During the initial twenty-five to thirty hours of gameplay, you are constantly running through linear maps, going from one story sequence to the next, all while picking the occasional fight on the way. The maps rarely encourage you to leave the main path, popping in the occasional treasure chest but never giving you much option to explore. There are absolutely no side quests until chapter ten rolls out. There are also no towns to hang out in and explore. Final Fantasy XIII is a truly linear experience right up to the end and it is almost ironic that finishing the game opens the extra content most gamers would expect to be spread out throughout the experience.
The extra content is in vein of a variety of missions for killing certain monsters. No fetching quests this time around, forcing your combat progression. There is also a chance in how weapons have been handled, this time offering the player a variety of weapons with default stats and the player to then upgrade and evolve each one with components found from treasure chest, gained from missions or dropped by enemies. Final Fantasy has always been about discovering and unravelling a story and XIII has done sure to deliver. While maybe not as tightly knit and memorable as previous games have been, there is still plenty of dramatic happenings and twists to get excited and shocked about. Each cut-scene has been crafted with the utmost care and the character design, lip sync and art style is mouthwatering.

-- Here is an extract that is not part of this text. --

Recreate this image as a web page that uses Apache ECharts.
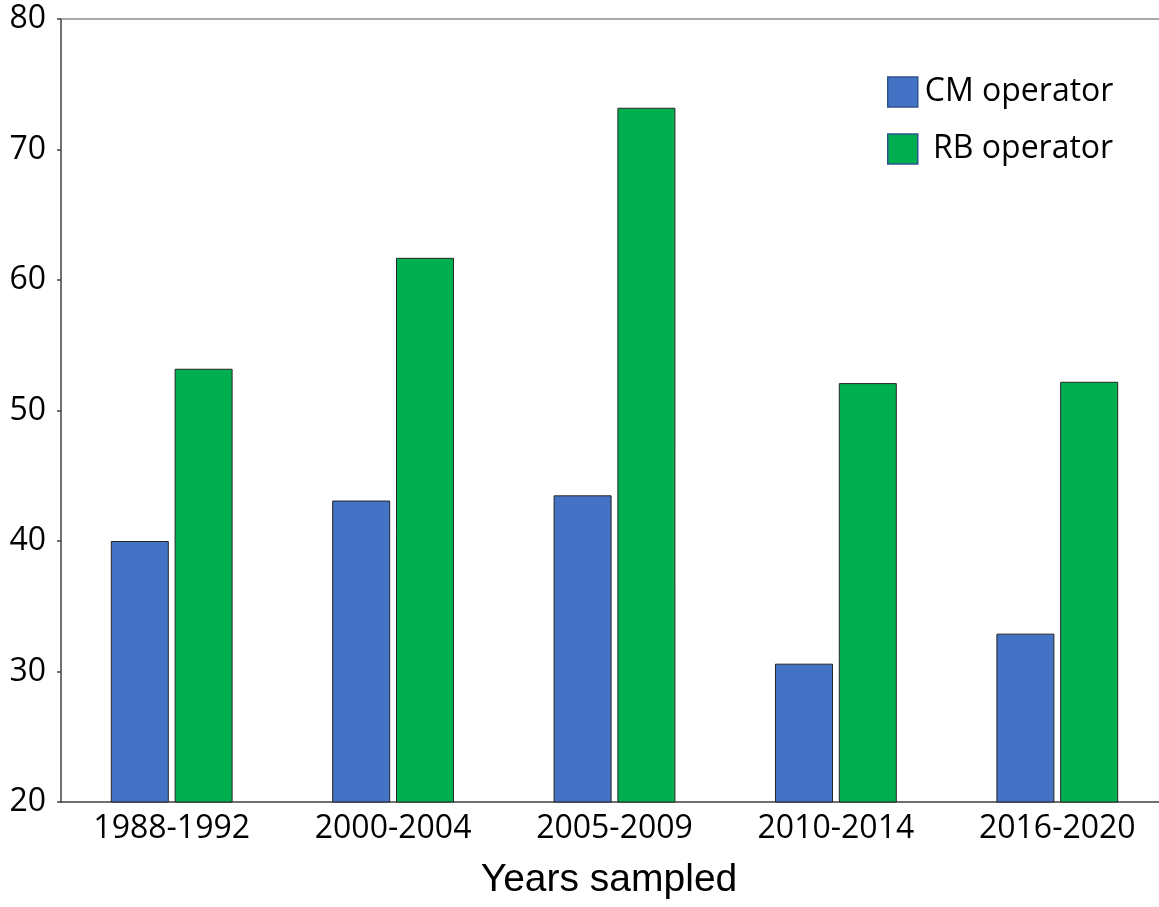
<!DOCTYPE html>
<html><head><meta charset="utf-8">
<script src="https://cdn.jsdelivr.net/npm/echarts@6/dist/echarts.min.js"></script>
<style>html,body{margin:0;padding:0;background:#fff}#c{width:1159px;height:907px}</style>
</head><body><div id="c"></div>
<script>
const categories = ['1988-1992','2000-2004','2005-2009','2010-2014','2016-2020'];
const cmValues = [40.0, 43.1, 43.5, 30.6, 32.9];
const rbValues = [53.2, 61.7, 73.2, 52.1, 52.2];
const yTicks = [20, 30, 40, 50, 60, 70, 80];

const chart = echarts.init(document.getElementById('c'), null, {renderer:'canvas'});
const labelFont = '"Open Sans", "Noto Sans", sans-serif';
chart.setOption({
  animation: false,
  backgroundColor: '#fff',
  grid: {left: 61, top: 19, height: 783, width: 1107, show: false, outerBoundsMode: 'none', containLabel: false},
  legend: {
    orient: 'vertical', left: 882, top: 71, itemWidth: 30, itemHeight: 30, itemGap: 25,
    icon: 'rect',
    data: ['CM operator','RB operator'],
    formatter: function(n){ return n === 'RB operator' ? ' ' + n : n; },
    textStyle: {fontFamily: labelFont, fontSize: 32, color: '#000', padding: [0,0,0,2]},
    itemStyle: {borderColor: '#2F528F', borderWidth: 1.5}
  },
  xAxis: [{
    type: 'category', data: categories,
    axisLine: {lineStyle: {color: '#404040', width: 1.5}},
    axisTick: {alignWithLabel: true, length: 4, lineStyle: {color: '#404040', width: 1.5}},
    axisLabel: {fontFamily: labelFont, fontSize: 32, color: '#000', margin: 11}
  }, {
    type: 'category', data: categories, position: 'top',
    axisLine: {show: true, lineStyle: {color: '#8c8c8c', width: 1.5}},
    axisTick: {show: false}, axisLabel: {show: false}
  }],
  yAxis: {
    type: 'value', min: yTicks[0], max: yTicks[yTicks.length-1], interval: 10,
    splitLine: {show: false},
    axisLine: {show: true, lineStyle: {color: '#404040', width: 1.5}},
    axisTick: {show: true, length: 4, lineStyle: {color: '#404040', width: 1.5}},
    axisLabel: {fontFamily: labelFont, fontSize: 32, color: '#000', margin: 15}
  },
  graphic: [{
    type: 'text', x: 609, y: 900,
    style: {text: 'Years sampled', font: '39px "Liberation Sans", Arial, sans-serif', fill: '#000', align: 'center', verticalAlign: 'bottom'}
  }],
  series: [
    {name: 'CM operator', type: 'bar', data: cmValues, barWidth: 58, barGap: '10%',
     itemStyle: {color: '#4472C4', borderColor: '#262626', borderWidth: 1}},
    {name: 'RB operator', type: 'bar', data: rbValues, barWidth: 58,
     itemStyle: {color: '#00B050', borderColor: '#262626', borderWidth: 1}}
  ]
});
</script></body></html>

Voice acting could have been a little tighter near the start, there are various times where you feel the voice actors are still warming up to their roles. While some characters, such as Fang and Sahz, have quite strong voices to go with their character. Other performances feel a little rough, especially Vanille, who seems to struggle to keep a high pitched Australian accent. The music is beautifully composed and catchy, trying to incorporate a more pop-like beat to lift out the rather tedious sections of the game. Leona Lewis’ contribution all feels a little too related with PR rather than matching music to the feel of the game.
While a little confusing at the start with terms such as L’Cie and Fal’Cie being thrown around constantly, the story to tie together with various flashbacks and beautifully rendered CG action sequences. Once things really start to click together, it is such a joy to watch, even if a little cliché. It is such a shame that the beginning half of Final Fantasy XIII is so weak, as once the battle system unlocks and there are more options to play with, the game is a sheer joy to play. Maybe not the best Final Fantasy in comparison to older titles but certainly a good attempt at appealing to a new market.
If you are looking for a great story, completionist gameplay and don’t mind pushing through thirty hours of mindless auto-attacking, Final Fantasy XIII is right up your alley. You’ll have never played a game so extensively polished as this. Just have a little patience before reaping the rewards Final Fantasy XIII is hiding.